Background

In this report I have been tasked with predicting the players final batting averages for the 2018 season based upon batting data from March and April 2018. The dataset provided comes from fangraphs and includes 29 columns of information on 309 players. In the context of this study, a player's final batting average at the end of the season is the response (or dependent) variable, and the batting statistics included in the dataset constitute the independent variables.

Batting average is numeric rather than categorical, so the models will be evaluated on the R^2 and Mean Absolute Error scores. R^2 measures the percentage of variation in the response variable that is explained by the independent variables in the model. An $R^2$ goes from 0.0 to 1.0, and the closer the score is to 1.0 the more correlation it implies between the dependent and independent variables. The Mean absolute error represents the average amount each predicted final batting average differs from a player's true final batting average. Unlike the $R^2$, the closer this value is to zero, the more accurate the predictions are.

Data

To supplement the data provided I brought in two additional datasets that I believe to be correlated to batting average. The first was statcast ball tracking data, and the second being batted ball information. These datasets are also from fangraphs, but sourced from Statcast. I filtered both datasets to include only information from March and April of the 2018 MLB season. One of the primary motivations behind including these dataset is the theory that batted ball data offers a truer indication of a players underlying skill set than a relatively small sample size of counting statistics. If the models can find a correlation between batted ball data and final batting average, it may be more predictive than factors like babip, home runs, and even current batting average which have a considerable amount of variance in just a month's worth of at bats.

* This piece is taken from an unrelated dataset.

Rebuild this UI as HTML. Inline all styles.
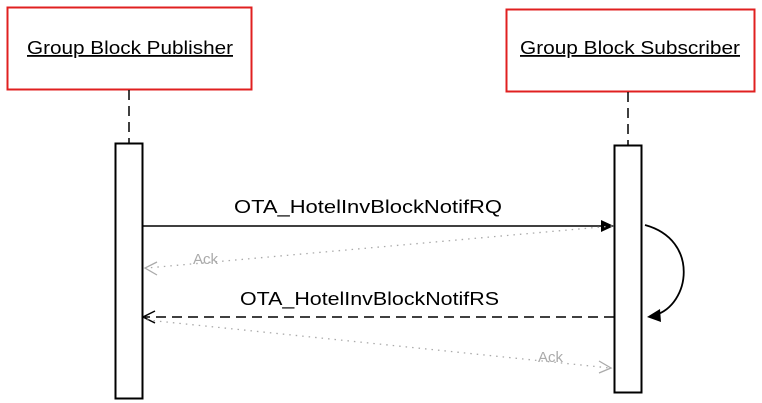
<!DOCTYPE html>
<html><head><style>body{margin:0;background:#fff;}svg{display:block;font-family:"Liberation Sans",sans-serif;}</style></head>
<body>
<svg width="762" height="403" viewBox="0 0 762 403">
<rect x="7.5" y="7.5" width="244" height="82" fill="#fff" stroke="#e02020" stroke-width="2"/>
<rect x="506.5" y="9.5" width="248" height="82" fill="#fff" stroke="#e02020" stroke-width="2"/>
<text x="27" y="54" font-size="18" textLength="206" lengthAdjust="spacingAndGlyphs" text-decoration="underline">Group Block Publisher</text>
<text x="520" y="54" font-size="18" textLength="220" lengthAdjust="spacingAndGlyphs" text-decoration="underline">Group Block Subscriber</text>
<line x1="129" y1="90" x2="129" y2="143" stroke="#000" stroke-width="1.5" stroke-dasharray="10,6"/>
<line x1="628" y1="92" x2="628" y2="145" stroke="#000" stroke-width="1.5" stroke-dasharray="10,6"/>
<rect x="115.5" y="143.5" width="27" height="255" fill="#fff" stroke="#000" stroke-width="2"/>
<rect x="614.5" y="145.5" width="27" height="247" fill="#fff" stroke="#000" stroke-width="2"/>
<line x1="143" y1="226" x2="602" y2="226" stroke="#000" stroke-width="1.5"/>
<polygon points="614,226 601,220 601,232" fill="#000"/>
<text x="234" y="213" font-size="18" textLength="268" lengthAdjust="spacingAndGlyphs">OTA_HotelInvBlockNotifRQ</text>
<line x1="612" y1="226" x2="147" y2="268" stroke="#aaa" stroke-width="1.3" stroke-dasharray="1.5,5"/>
<polyline points="157,262 145,268 157,275" fill="none" stroke="#aaa" stroke-width="1.3"/>
<text x="193" y="264" font-size="15" fill="#aaa">Ack</text>
<line x1="614" y1="317" x2="145" y2="317" stroke="#000" stroke-width="1.5" stroke-dasharray="10,6"/>
<polyline points="155,311 143,317 155,323" fill="none" stroke="#000" stroke-width="1.5"/>
<text x="240" y="305" font-size="18" textLength="259" lengthAdjust="spacingAndGlyphs">OTA_HotelInvBlockNotifRS</text>
<line x1="147" y1="320" x2="610" y2="368" stroke="#aaa" stroke-width="1.3" stroke-dasharray="1.5,5"/>
<polyline points="599,361 611,368 599,373" fill="none" stroke="#aaa" stroke-width="1.3"/>
<text x="538" y="362" font-size="15" fill="#aaa">Ack</text>
<path d="M645,225 C700,240 690,305 655,315" fill="none" stroke="#000" stroke-width="1.8"/>
<polygon points="647,317 660,309 661,322" fill="#000"/>
</svg>
</body></html>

The first datasource I brought in is Statcast ball tracking data. This dataset includes average exit velocity, launch angle, barrel%, hard hit%, and wOBA. These statistics are effectively measuring how hard a player hits the ball, and the quality and consistency of contact. These factors should play a role in batting average because how hard a player hits a ball and what angle the ball leaves the bat at often determines whether or not a batted ball turns into a hit or an out. Barrel and hard hit rates offer insight into how consistently a player makes quality contact. My expectation is that players who consistently make quality contact tend to produce higher batting averages.

I do, however, harbor several reservations about the effectiveness of this dataset. Statistics like launch angle and exit velocity are extremely predictive of the outcome of an individual batted ball, but averaged over the course of many at bats may not reveal much. Players like Joey Gallo have high strikeout rates but tend to crush the ball when they make contact. Such players likely have high average exit velocities and launch angles but still have poor batting averages. It may also punish high contact players who put the ball in play more often but may make weaker contact. Their exit velocity and launch angle would be subsequently suppressed when looked at on average, but putting the ball in play more often leads to more chances to get a hit.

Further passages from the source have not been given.